On 20/5/2015, the European Parliament has adopted modernised rules on insolvency, taking one step closer towards the creation of a business-friendly environment in Europe, which will help economic recovery. These modernised rules will make it easier for businesses to restructure and for creditors to get their money back, while ensuring that procedures for cross-border insolvencies are effective and efficient.
The modernised Regulation has a broadened scope, containing rules that cover a broader range of commercial and personal insolvency proceedings, such as the so-called Spanish scheme of arrangement, the Italian reorganisation plan procedure or the Finnish consumer insolvency procedures. The overall reform aims at legal certainty and safeguards against bankruptcy tourism. If a debtor relocates shortly before filing for insolvency, the court will have to carefully look into all circumstances of the case to see that the relocation is genuine and not abusive.
It also establishes interconnected insolvency registers, giving businesses, creditors and investors easy access to any national insolvency register on the Europeane-Justice Portal. This system has already been piloted for seven Member States. A parallel aim is to increase the chances to rescue companies from insolvency. The new rules avoid secondary proceedings in other Member States being opened, while at the same time guaranteeing the interests of local creditors. It is contemplated that it will be easier to restructure companies in a cross-border context.

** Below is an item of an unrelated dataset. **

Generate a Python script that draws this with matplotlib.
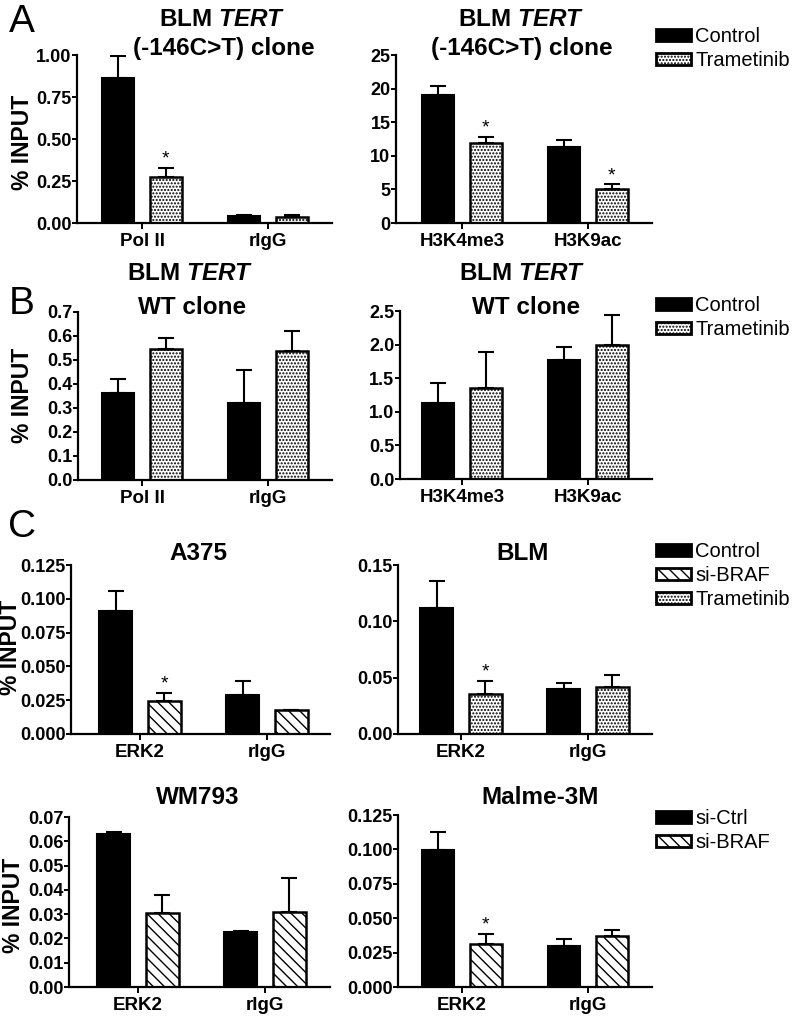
import numpy as np
import matplotlib
matplotlib.use("Agg")
import matplotlib.pyplot as plt
from matplotlib.patches import Patch
from matplotlib.ticker import FormatStrFormatter, MultipleLocator

plt.rcParams['font.family'] = ['Liberation Sans', 'DejaVu Sans']
plt.rcParams['mathtext.fontset'] = 'custom'
plt.rcParams['mathtext.it'] = 'Liberation Sans:italic:bold'
plt.rcParams['mathtext.rm'] = 'Liberation Sans:bold'
plt.rcParams['hatch.linewidth'] = 1.0

W, H = 796, 1017

# ---- data (mean, upper error) ----
cat_A_left = ["Pol II", "rIgG"]
cat_A_right = ["H3K4me3", "H3K9ac"]
cat_C = ["ERK2", "rIgG"]

a_left_ctrl = [0.865, 0.042]
a_left_ctrl_err = [0.13, 0.004]
a_left_tram = [0.276, 0.038]
a_left_tram_err = [0.053, 0.010]

a_right_ctrl = [19.0, 11.35]
a_right_ctrl_err = [1.4, 1.05]
a_right_tram = [11.9, 5.05]
a_right_tram_err = [0.95, 0.75]

b_left_ctrl = [0.361, 0.319]
b_left_ctrl_err = [0.059, 0.138]
b_left_tram = [0.546, 0.539]
b_left_tram_err = [0.044, 0.080]

b_right_ctrl = [1.13, 1.766]
b_right_ctrl_err = [0.30, 0.194]
b_right_tram = [1.35, 2.0]
b_right_tram_err = [0.54, 0.44]

a375_ctrl = [0.091, 0.0289]
a375_ctrl_err = [0.015, 0.0106]
a375_sibraf = [0.0244, 0.0175]
a375_sibraf_err = [0.0062, 0.0]

blm_ctrl = [0.112, 0.040]
blm_ctrl_err = [0.024, 0.0056]
blm_tram = [0.0352, 0.042]
blm_tram_err = [0.0121, 0.0104]

wm793_sictrl = [0.0631, 0.0225]
wm793_sictrl_err = [0.0007, 0.0004]
wm793_sibraf = [0.0306, 0.031]
wm793_sibraf_err = [0.0071, 0.0137]

malme_sictrl = [0.0997, 0.0298]
malme_sictrl_err = [0.0133, 0.0054]
malme_sibraf = [0.0315, 0.0374]
malme_sibraf_err = [0.0072, 0.0037]

DOTS = '.....'
DIAG = '\\\\\\'
TICK_FS = 13

fig = plt.figure(figsize=(W / 100, H / 100), dpi=100)


def px_axes(x0, x1, top, bottom):
    return fig.add_axes([x0 / W, 1 - bottom / H, (x1 - x0) / W, (bottom - top) / H])


def panel(rect, xlim, cats, s1, e1, s2, e2, hatch2, ylim, step, fmt, stars=()):
    ax = px_axes(*rect)
    x = np.arange(len(cats))
    bw, off = 0.26, 0.19
    ax.bar(x - off, s1, bw, color='black', edgecolor='black', linewidth=1.5,
           yerr=[np.zeros(len(s1)), e1], capsize=6,
           error_kw=dict(elinewidth=1.5, capthick=1.5, ecolor='black'), zorder=2)
    ax.bar(x + off, s2, bw, color='white', edgecolor='black', linewidth=1.8, hatch=hatch2,
           yerr=[np.zeros(len(s2)), e2], capsize=6,
           error_kw=dict(elinewidth=1.5, capthick=1.5, ecolor='black'), zorder=2)
    for i in stars:
        ax.annotate('*', (x[i] + off, s2[i] + e2[i]), xytext=(0, 0), textcoords='offset points',
                    ha='center', va='bottom', fontsize=14)
    ax.set_xlim(*xlim)
    ax.set_ylim(0, ylim)
    ax.yaxis.set_major_locator(MultipleLocator(step))
    ax.yaxis.set_major_formatter(FormatStrFormatter(fmt))
    ax.set_xticks(x)
    ax.set_xticklabels(cats, fontweight='bold', fontsize=TICK_FS + 0.5)
    for lab in ax.get_yticklabels():
        lab.set_fontweight('bold')
        lab.set_fontsize(TICK_FS)
    ax.spines['top'].set_visible(False)
    ax.spines['right'].set_visible(False)
    ax.spines['left'].set_linewidth(1.6)
    ax.spines['bottom'].set_linewidth(1.6)
    ax.tick_params(axis='y', length=3.5, width=1.4, pad=0.5)
    ax.tick_params(axis='x', length=4, width=1.4, pad=3)
    return ax


# row A
panel((77, 332, 55, 223), (-0.516, 1.508), cat_A_left, a_left_ctrl, a_left_ctrl_err,
      a_left_tram, a_left_tram_err, DOTS, 1.0, 0.25, '%.2f', stars=[0])
panel((396, 652, 55, 223), (-0.524, 1.508), cat_A_right, a_right_ctrl, a_right_ctrl_err,
      a_right_tram, a_right_tram_err, DOTS, 25, 5, '%d', stars=[0, 1])
# row B
panel((78, 332, 312, 480), (-0.508, 1.508), cat_A_left, b_left_ctrl, b_left_ctrl_err,
      b_left_tram, b_left_tram_err, DOTS, 0.7, 0.1, '%.1f')
panel((400, 652, 311, 479), (-0.492, 1.508), cat_A_right, b_right_ctrl, b_right_ctrl_err,
      b_right_tram, b_right_tram_err, DOTS, 2.5, 0.5, '%.1f')
# row C
panel((71, 330, 565, 734), (-0.543, 1.496), cat_C, a375_ctrl, a375_ctrl_err,
      a375_sibraf, a375_sibraf_err, DIAG, 0.125, 0.025, '%.3f', stars=[0])
panel((398, 652, 565, 734), (-0.496, 1.504), cat_C, blm_ctrl, blm_ctrl_err,
      blm_tram, blm_tram_err, DOTS, 0.15, 0.05, '%.2f', stars=[0])
# row D
panel((69, 330, 817, 987), (-0.543, 1.512), cat_C, wm793_sictrl, wm793_sictrl_err,
      wm793_sibraf, wm793_sibraf_err, DIAG, 0.07, 0.01, '%.2f')
panel((398, 652, 815, 987), (-0.508, 1.508), cat_C, malme_sictrl, malme_sictrl_err,
      malme_sibraf, malme_sibraf_err, DIAG, 0.125, 0.025, '%.3f', stars=[0])


def ftext(x, y, s, **kw):
    fig.text(x / W, 1 - y / H, s, ha='center', va='center', **kw)


tfs = 17.5
# titles
ftext(222, 19, r'BLM $\mathit{TERT}$', fontsize=tfs, fontweight='bold')
ftext(224, 48, '(-146C>T) clone', fontsize=tfs, fontweight='bold')
ftext(521, 19, r'BLM $\mathit{TERT}$', fontsize=tfs, fontweight='bold')
ftext(522, 48, '(-146C>T) clone', fontsize=tfs, fontweight='bold')
ftext(190, 273, r'BLM $\mathit{TERT}$', fontsize=tfs, fontweight='bold')
ftext(192, 307, 'WT clone', fontsize=tfs, fontweight='bold')
ftext(522, 273, r'BLM $\mathit{TERT}$', fontsize=tfs, fontweight='bold')
ftext(526, 307, 'WT clone', fontsize=tfs, fontweight='bold')
ftext(198, 553, 'A375', fontsize=tfs, fontweight='bold')
ftext(523, 553, 'BLM', fontsize=tfs, fontweight='bold')
ftext(198, 798, 'WM793', fontsize=tfs, fontweight='bold')
ftext(540, 798, 'Malme-3M', fontsize=tfs, fontweight='bold')

# panel letters
ftext(22, 22, 'A', fontsize=28)
ftext(22, 304, 'B', fontsize=28)
ftext(22, 527, 'C', fontsize=28)

# y labels
ftext(23, 142, '% INPUT', fontsize=16.5, fontweight='bold', rotation=90)
ftext(23, 395, '% INPUT', fontsize=16.5, fontweight='bold', rotation=90)
ftext(11, 647, '% INPUT', fontsize=16.5, fontweight='bold', rotation=90)
ftext(13, 905, '% INPUT', fontsize=16.5, fontweight='bold', rotation=90)


def leg(labels, hatches, y_top):
    handles = [Patch(facecolor='black' if h is None else 'white', edgecolor='black',
                     hatch=h, linewidth=2.0) for h in hatches]
    fig.legend(handles, labels, loc='upper left', bbox_to_anchor=(656 / W, 1 - y_top / H),
               frameon=False, fontsize=14.5, handlelength=1.75, handleheight=0.6,
               handletextpad=0.2, labelspacing=0.25, borderpad=0, borderaxespad=0)


leg(['Control', 'Trametinib'], [None, DOTS], 27)
leg(['Control', 'Trametinib'], [None, DOTS], 296)
leg(['Control', 'si-BRAF', 'Trametinib'], [None, DIAG, DOTS], 542)
leg(['si-Ctrl', 'si-BRAF'], [None, DIAG], 809)

fig.savefig('out.png', dpi=100)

This runs in conjunction with a framework for group insolvency proceedings. The reasoning is that with increased efficiency for insolvency proceedings concerning different members of a group of companies, there will be greater chances of rescuing the group as a whole. The EU believes that efficient national insolvency regimes will likely reduce the number of firms that actually go bankrupt, thus helping to preserve jobs and know-how in viable companies.